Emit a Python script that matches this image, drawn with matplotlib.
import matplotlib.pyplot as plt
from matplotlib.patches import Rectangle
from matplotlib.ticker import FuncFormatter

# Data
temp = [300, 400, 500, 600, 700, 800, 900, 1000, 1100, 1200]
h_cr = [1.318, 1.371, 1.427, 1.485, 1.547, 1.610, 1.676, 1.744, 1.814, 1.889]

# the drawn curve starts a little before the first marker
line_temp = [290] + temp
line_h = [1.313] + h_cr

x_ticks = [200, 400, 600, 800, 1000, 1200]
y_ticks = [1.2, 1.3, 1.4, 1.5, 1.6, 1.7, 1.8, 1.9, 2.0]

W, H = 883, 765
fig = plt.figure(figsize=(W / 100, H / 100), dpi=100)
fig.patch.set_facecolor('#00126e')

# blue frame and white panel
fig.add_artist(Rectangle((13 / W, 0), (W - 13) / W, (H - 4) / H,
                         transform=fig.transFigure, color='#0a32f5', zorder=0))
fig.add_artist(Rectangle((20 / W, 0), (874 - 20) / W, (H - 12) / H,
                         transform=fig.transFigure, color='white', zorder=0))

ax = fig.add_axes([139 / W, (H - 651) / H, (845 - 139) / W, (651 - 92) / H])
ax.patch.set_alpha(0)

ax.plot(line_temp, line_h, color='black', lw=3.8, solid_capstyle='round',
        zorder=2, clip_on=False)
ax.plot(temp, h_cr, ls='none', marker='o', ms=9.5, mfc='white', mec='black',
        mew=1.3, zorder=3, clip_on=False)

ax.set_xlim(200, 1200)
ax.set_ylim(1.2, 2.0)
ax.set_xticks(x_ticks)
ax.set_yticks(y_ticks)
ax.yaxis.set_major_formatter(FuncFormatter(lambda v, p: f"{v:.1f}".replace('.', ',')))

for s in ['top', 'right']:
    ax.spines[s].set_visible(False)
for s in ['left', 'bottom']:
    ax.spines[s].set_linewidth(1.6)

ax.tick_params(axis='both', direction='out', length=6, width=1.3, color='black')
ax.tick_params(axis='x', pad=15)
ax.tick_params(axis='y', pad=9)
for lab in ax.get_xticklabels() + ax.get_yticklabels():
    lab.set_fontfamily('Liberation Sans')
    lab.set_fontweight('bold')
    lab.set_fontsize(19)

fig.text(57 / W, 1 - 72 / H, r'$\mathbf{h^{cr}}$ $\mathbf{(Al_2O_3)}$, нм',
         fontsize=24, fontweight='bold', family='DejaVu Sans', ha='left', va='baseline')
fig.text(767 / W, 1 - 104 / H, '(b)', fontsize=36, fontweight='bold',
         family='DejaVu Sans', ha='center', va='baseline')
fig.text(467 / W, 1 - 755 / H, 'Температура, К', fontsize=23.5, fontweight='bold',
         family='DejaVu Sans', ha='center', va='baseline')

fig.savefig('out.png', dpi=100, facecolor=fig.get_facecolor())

##############################

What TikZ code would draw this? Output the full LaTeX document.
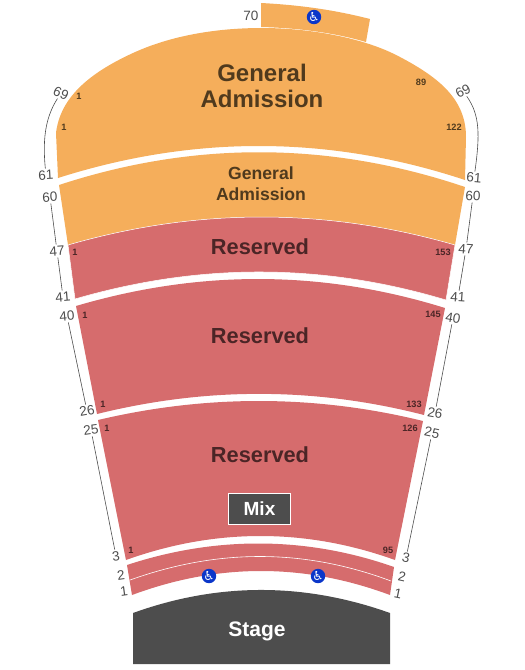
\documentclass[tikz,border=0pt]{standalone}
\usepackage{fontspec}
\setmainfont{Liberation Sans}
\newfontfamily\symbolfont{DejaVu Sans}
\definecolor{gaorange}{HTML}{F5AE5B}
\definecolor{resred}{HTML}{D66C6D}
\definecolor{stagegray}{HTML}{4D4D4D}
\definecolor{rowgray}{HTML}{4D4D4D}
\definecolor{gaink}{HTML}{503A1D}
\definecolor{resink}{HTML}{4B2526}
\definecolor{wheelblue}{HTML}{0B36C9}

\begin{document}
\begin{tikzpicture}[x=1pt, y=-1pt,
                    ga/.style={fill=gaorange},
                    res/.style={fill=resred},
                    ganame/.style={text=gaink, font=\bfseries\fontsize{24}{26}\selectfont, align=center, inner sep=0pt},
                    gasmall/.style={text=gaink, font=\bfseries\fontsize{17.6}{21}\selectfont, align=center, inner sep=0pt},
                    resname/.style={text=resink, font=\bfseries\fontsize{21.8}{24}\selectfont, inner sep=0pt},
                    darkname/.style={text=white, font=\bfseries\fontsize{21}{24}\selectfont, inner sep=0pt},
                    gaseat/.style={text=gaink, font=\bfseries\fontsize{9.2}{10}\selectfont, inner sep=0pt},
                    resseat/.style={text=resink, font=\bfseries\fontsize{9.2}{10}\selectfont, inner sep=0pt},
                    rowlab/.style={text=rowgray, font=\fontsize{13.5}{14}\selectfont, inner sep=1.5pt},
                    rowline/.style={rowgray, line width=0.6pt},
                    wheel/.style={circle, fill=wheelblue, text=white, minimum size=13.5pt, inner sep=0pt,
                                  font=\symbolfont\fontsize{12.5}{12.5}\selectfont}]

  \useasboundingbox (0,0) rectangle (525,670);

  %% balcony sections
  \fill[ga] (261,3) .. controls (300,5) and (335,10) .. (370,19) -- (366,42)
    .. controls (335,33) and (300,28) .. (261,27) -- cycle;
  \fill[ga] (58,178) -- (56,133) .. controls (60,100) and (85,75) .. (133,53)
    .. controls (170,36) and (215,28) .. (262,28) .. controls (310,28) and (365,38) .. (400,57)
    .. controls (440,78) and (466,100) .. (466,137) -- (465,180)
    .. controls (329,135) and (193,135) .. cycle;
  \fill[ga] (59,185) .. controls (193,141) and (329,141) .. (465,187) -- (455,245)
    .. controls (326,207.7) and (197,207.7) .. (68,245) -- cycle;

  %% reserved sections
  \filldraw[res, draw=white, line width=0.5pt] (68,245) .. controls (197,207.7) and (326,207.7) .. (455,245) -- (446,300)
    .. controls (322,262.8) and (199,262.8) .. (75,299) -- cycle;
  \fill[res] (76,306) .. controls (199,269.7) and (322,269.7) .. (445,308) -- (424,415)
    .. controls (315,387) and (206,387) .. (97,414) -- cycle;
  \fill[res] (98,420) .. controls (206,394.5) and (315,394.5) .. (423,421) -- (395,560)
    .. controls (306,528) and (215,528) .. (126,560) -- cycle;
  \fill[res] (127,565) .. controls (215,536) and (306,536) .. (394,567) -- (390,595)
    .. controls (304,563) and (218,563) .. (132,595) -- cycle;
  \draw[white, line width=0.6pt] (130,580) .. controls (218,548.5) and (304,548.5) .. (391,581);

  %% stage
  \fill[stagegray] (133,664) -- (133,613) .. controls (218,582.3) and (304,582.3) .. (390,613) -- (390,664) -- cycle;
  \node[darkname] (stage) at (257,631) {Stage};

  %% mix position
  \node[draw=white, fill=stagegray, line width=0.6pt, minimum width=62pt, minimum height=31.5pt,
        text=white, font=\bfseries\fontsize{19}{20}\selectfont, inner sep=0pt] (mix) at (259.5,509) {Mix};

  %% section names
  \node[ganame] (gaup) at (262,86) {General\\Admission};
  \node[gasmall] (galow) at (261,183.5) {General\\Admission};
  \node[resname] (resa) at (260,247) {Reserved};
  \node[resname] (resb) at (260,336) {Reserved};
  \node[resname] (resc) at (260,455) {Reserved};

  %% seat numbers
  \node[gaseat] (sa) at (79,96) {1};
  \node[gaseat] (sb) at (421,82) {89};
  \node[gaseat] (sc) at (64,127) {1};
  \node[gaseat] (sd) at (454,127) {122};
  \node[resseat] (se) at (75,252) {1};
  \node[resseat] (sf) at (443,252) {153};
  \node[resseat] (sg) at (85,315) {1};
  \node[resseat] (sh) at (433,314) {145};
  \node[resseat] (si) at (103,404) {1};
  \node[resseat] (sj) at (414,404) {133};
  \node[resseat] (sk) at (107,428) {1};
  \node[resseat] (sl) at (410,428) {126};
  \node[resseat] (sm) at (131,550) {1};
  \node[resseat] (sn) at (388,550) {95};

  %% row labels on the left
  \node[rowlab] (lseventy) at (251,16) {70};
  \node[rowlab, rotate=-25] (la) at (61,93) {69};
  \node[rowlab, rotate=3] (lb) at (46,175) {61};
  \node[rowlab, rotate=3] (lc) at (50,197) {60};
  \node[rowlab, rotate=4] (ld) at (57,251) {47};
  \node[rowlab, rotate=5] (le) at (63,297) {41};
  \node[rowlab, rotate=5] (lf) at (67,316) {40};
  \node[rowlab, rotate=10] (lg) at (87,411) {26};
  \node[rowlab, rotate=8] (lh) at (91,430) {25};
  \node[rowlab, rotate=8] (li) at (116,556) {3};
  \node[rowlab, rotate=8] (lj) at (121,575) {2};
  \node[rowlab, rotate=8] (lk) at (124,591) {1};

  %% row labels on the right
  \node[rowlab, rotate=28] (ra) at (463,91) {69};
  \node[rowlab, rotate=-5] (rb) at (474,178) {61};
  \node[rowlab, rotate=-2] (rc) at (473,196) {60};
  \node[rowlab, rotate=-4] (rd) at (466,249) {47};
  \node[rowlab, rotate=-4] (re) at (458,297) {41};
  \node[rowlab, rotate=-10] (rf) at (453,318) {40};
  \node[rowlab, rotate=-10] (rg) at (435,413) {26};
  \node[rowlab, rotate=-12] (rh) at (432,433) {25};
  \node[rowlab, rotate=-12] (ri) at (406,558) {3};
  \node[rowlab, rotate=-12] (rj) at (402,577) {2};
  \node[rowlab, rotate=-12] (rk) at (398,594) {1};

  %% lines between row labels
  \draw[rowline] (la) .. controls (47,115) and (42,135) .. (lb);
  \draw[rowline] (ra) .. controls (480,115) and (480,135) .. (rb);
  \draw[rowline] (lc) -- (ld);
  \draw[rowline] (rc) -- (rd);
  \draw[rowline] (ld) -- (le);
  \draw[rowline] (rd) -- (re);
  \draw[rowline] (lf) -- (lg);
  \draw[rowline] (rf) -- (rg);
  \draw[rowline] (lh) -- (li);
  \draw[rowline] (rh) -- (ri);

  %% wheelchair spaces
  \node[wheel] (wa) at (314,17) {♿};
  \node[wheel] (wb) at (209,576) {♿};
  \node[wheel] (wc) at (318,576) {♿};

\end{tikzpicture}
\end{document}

##############################

Stated goal: Retype, exactly and in full, the lines above from the one containing "Emit a Python" through the one containing "from matplotlib.ticker import FuncFormatter".

Solution to the exercise:
Emit a Python script that matches this image, drawn with matplotlib.
import matplotlib.pyplot as plt
from matplotlib.patches import Rectangle
from matplotlib.ticker import FuncFormatter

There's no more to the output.